On a vu "Ghostland" au Festival de Gérardmer (et on a adoré)

A Gerardmer, Romain Le Vern
Publié le 11 mars 2018 à 11h51, mis à jour le 11 mars 2018 à 21h47
On a vu "Ghostland" au Festival de Gérardmer (et on a adoré)

ÉVÉNEMENT - "Mylène Farmer de retour au cinéma dans un film d'horreur", c'est l'argument choc de "Ghostland" de Pascal Laugier, en salles le 14 mars 2018, dans lequel la superstar s'aventure chez le réalisateur du dérangeant "Martyrs". Couronné au 25e Festival de Gérardmer, où il a obtenu le Grand Prix du jury, son résultat est-il aussi explosif que prévu ? Voici notre verdict.

Attendu comme le loup blanc, Ghostland, qui a obtenu dimanche soir le Grand Prix du jury du 25e festival international du film fantastique de Gérardmer (Vosges), est le nouveau long métrage de Pascal Laugier. Il raconte l'histoire de Pauline (Mylène Farmer) et de ses deux filles qui héritent d’une (étrange) maison. Mais dès la première nuit, des meurtriers pénètrent dans la demeure et Pauline doit se battre pour sauver ses filles. Un drame qui va traumatiser toute la famille mais surtout affecter différemment chacune des jeunes filles dont les personnalités vont diverger davantage à la suite de cette nuit cauchemardesque... Et on n'en dira pas plus. 

Dévoiler toutes les surprises que contient ce rollercoaster de l'angoisse se révèle être une mauvaise option. Fuyez comme la peste les spoilers sur les réseaux sociaux et laissez-vous embarquer dans cet écheveau diabolique, jouant sur la confusion des temporalités (on cite non sans ironie le réalisateur Rob Zombie comme on écrit sur une machine à écrire !) et déjouant les attentes comme les clichés. Tout ce que l'on peut dire, en guise de préambule, c'est que, à la manière de Martyrs et The Secret, les précédents longs métrages de Pascal Laugier, l'intrigue de Ghostland dispense des coups de théâtre qui invitent à considérer tout ce qui a précédé de différents points de vue. 

Mylène Farmer, elle est comment ?

Il y a dans Ghostland un double plaisir, à la fois ludique et pervers : celui, ludique, d'être séduit par un pur film d'horreur comme on n'en ose plus, multipliant les faux-semblants, les degrés, les niveaux, les réalités ; et celui, pervers, d'être bousculé, dérouté, dérangé par une expérience misant sur l'intelligence d'un spectateur adulte, capable de ne pas tomber dans les pièges volontairement tendus (certains spectateurs à la sortie hurlaient à la misogynie en confondant, comme au temps de Martyrs, la barbarie insoutenable des psychopathes avec le regard empathique du cinéaste avec les victimes).

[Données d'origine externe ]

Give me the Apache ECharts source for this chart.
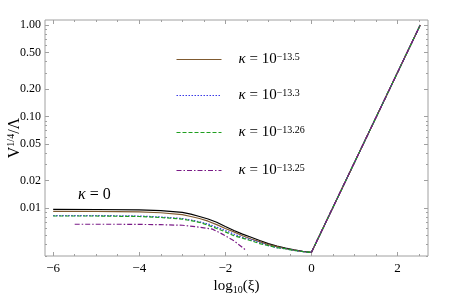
<!DOCTYPE html>
<html><head><meta charset="utf-8">
<script src="https://cdn.jsdelivr.net/npm/echarts@6/dist/echarts.min.js"></script>
<style>html,body{margin:0;padding:0;background:#fff}#c{width:450px;height:296px}</style>
</head><body><div id="c"></div>
<script>
// ---- data ----
const xs = [-6, -5, -4, -3.5, -3, -2.8, -2.6, -2.4, -2.2, -2, -1.8, -1.6, -1.4, -1.2, -1, -0.8, -0.6, -0.4, -0.2, 0, 2.53];
const kappa0 = [0.00968, 0.00966, 0.00958, 0.0094, 0.0090, 0.0086, 0.0081, 0.0076, 0.0070, 0.0063, 0.0057, 0.0052, 0.0048, 0.00443, 0.0041, 0.00385, 0.00365, 0.0035, 0.00337, 0.00328, 1.0];
const k135 = [0.0092, 0.0092, 0.0091, 0.0089, 0.0085, 0.0081, 0.0077, 0.0072, 0.0066, 0.0060, 0.0055, 0.0050, 0.0046, 0.0043, 0.0040, 0.0038, 0.0036, 0.00348, 0.00336, 0.00328, 1.0];
const k133 = [0.0083, 0.0083, 0.0082, 0.0080, 0.0077, 0.0074, 0.0071, 0.0067, 0.0062, 0.0057, 0.0052, 0.0048, 0.0045, 0.0042, 0.0039, 0.0037, 0.0036, 0.00345, 0.00335, 0.00328, 1.0];
const k1326 = [0.0082, 0.0082, 0.0081, 0.0079, 0.0076, 0.0073, 0.0070, 0.0065, 0.0060, 0.0055, 0.0050, 0.0047, 0.0044, 0.0041, 0.0039, 0.0037, 0.0036, 0.00345, 0.00335, 0.00328, 1.0];
const xsP = [-5.5, -4.5, -3.5, -3, -2.6, -2.3, -2.1, -1.8, -1.53, null, 0, 2.53];
const k1325 = [0.00667, 0.00667, 0.0066, 0.0065, 0.0062, 0.0059, 0.0053, 0.0044, 0.0035, null, 0.00328, 1.0];
const names = ['k135', 'k133', 'k1326', 'k1325'];
const exps = ['−13.5', '−13.3', '−13.26', '−13.25'];
const xMajor = [-6, -4, -2, 0, 2];
const xMinor = [-5.5, -5, -4.5, -3.5, -3, -2.5, -1.5, -1, -0.5, 0.5, 1, 1.5, 2.5];
const yMajor = [0.01, 0.02, 0.05, 0.1, 0.2, 0.5, 1];
const yMinor = [0.003, 0.004, 0.005, 0.006, 0.007, 0.008, 0.009, 0.03, 0.04, 0.06, 0.07, 0.08, 0.09, 0.3, 0.4, 0.6, 0.7, 0.8, 0.9];

const pair = (x, y) => x.map((v, i) => v === null ? [null, null] : [v, y[i]]);
const FONT = 'Liberation Serif';
const GRAY = '#a0a0a0';

const xAx = (pos, vals, len, labels) => ({
  type: 'value', min: -6.19, max: 2.71, position: pos,
  splitLine: { show: false },
  axisLine: { show: false, onZero: false },
  axisTick: { show: true, inside: true, length: len, customValues: vals, lineStyle: { color: GRAY } },
  axisLabel: labels ? { show: true, customValues: xMajor, color: '#000', fontFamily: FONT, fontSize: 13, margin: 6,
    formatter: v => (v < 0 ? '−' + Math.abs(v) : String(v)) } : { show: false }
});
const yAx = (pos, vals, len, labels) => ({
  type: 'log', min: 0.003, max: 1.134, position: pos, logBase: 10,
  splitLine: { show: false },
  axisLine: { show: false, onZero: false },
  minorTick: { show: false },
  axisTick: { show: true, inside: true, length: len, customValues: vals, lineStyle: { color: GRAY } },
  axisLabel: labels ? { show: true, customValues: yMajor, color: '#000', fontFamily: FONT, fontSize: 12, margin: 4,
    formatter: v => Number(v).toFixed(2) } : { show: false }
});

const xAxes = [xAx('bottom', xMajor, 4, true), xAx('bottom', xMinor, 2, false), xAx('top', xMajor, 4, false), xAx('top', xMinor, 2, false)];
xAxes[0].name = 'log{s|10}(ξ)';
xAxes[0].nameLocation = 'middle';
xAxes[0].nameGap = 21;
xAxes[0].nameMoveOverlap = false;
xAxes[0].nameTextStyle = { fontFamily: FONT, fontSize: 15, color: '#000', lineHeight: 18,
  rich: { s: { fontFamily: FONT, fontSize: 10, verticalAlign: 'bottom', lineHeight: 12 } } };
const yAxes = [yAx('left', yMajor, 4, true), yAx('left', yMinor, 2, false), yAx('right', yMajor, 4, false), yAx('right', yMinor, 2, false)];
yAxes[0].name = 'V{s|1/4}/Λ';
yAxes[0].nameLocation = 'middle';
yAxes[0].nameRotate = 90;
yAxes[0].nameGap = 21;
yAxes[0].nameMoveOverlap = false;
yAxes[0].nameTextStyle = { fontFamily: FONT, fontSize: 16, color: '#000', lineHeight: 18,
  rich: { s: { fontFamily: FONT, fontSize: 10, verticalAlign: 'top', lineHeight: 10 } } };

const styles = [
  { color: '#7f5a30', type: 'solid' },
  { color: '#3a3ae6', type: [1.5, 1.5] },
  { color: '#1f9f1f', type: [4, 2] },
  { color: '#7a1a86', type: [5, 2, 1.5, 2] }
];
const datas = [pair(xs, k135), pair(xs, k133), pair(xs, k1326), pair(xsP, k1325)];

const series = [{
  name: 'k0', type: 'line', data: pair(xs, kappa0), symbol: 'none', smooth: false,
  lineStyle: { color: '#000', width: 1.2 }, silent: true, animation: false
}];
names.forEach((n, i) => series.push({
  name: n, type: 'line', data: datas[i], symbol: 'none', smooth: false, connectNulls: false,
  lineStyle: { color: styles[i].color, type: styles[i].type, width: 1.2 }, itemStyle: { color: styles[i].color },
  animation: false
}));

const legendTops = [47, 83, 120, 158];
const legends = names.map((n, i) => ({
  data: [{ name: n, lineStyle: { color: styles[i].color, type: styles[i].type, width: 1, opacity: 1 },
    itemStyle: { opacity: 0 } }],
  left: 171, top: legendTops[i], orient: 'vertical',
  itemWidth: 45, itemHeight: 13, selectedMode: false,
  itemStyle: { opacity: 0 },
  formatter: () => '{k|κ} = 10{s|' + exps[i] + '}',
  textStyle: {
    fontFamily: FONT, fontSize: 15, color: '#000', padding: [0, 0, 0, 12],
    rich: {
      k: { fontFamily: FONT, fontSize: 15, fontStyle: 'italic', color: '#000' },
      s: { fontFamily: FONT, fontSize: 10, color: '#000', verticalAlign: 'top', lineHeight: 10 }
    }
  }
}));

const chart = echarts.init(document.getElementById('c'), null, { renderer: 'canvas' });
chart.setOption({
  animation: false,
  grid: { left: 45, right: 22, top: 20, bottom: 40, show: true, borderColor: GRAY, borderWidth: 1,
    backgroundColor: 'transparent', containLabel: false, outerBoundsMode: 'none' },
  xAxis: xAxes,
  yAxis: yAxes,
  legend: legends,
  series: series,
  graphic: [{
    type: 'text', left: 78, top: 187,
    style: { text: '{k|κ} = 0', fontFamily: FONT, fontSize: 16, fill: '#000',
      rich: { k: { fontFamily: FONT, fontSize: 16, fontStyle: 'italic' } } }
  }]
});
</script></body></html>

En d'autres termes, c'est du cinéma offensif et rêche, sale et mal élevé qui donne le bâton pour se faire battre et gratte ce qui doit être gratté. Du cinéma qui, sous couvert de genre, nous rappelle d'une part la nécessité dans l'art de montrer l'horreur du monde, des gens, des choses au risque de scandaliser (Pasolini le faisait fort bien dans les années 70) et, d'une autre, de ne pas se fier aux jugements hâtifs : au fond, les codes du home invasion, les jump scare, le décorum façon chocottes à l'ancienne ne sont que des illusions pour raconter quelque chose d'infiniment personnel et d'expiatoire où la poésie, la jouissance et la mélancolie découleraient de la monstruosité.

Et Mylène Farmer dans tout ça ? Elle est impeccable. Revenue de loin tel un fantôme de cinéma (Giorgino, le seul film - maudit - dans lequel elle a joué, date de 1994), la chanteuse (dont le dernier album remonte à 2015) brille en incarnation maternelle et même émeut dans une des scènes les plus fortes et les plus belles de ce film hanté - un sublime ralenti que n'aurait pas renié le Shyamalan du Village. Sans contrefaçon, elle est parfaite.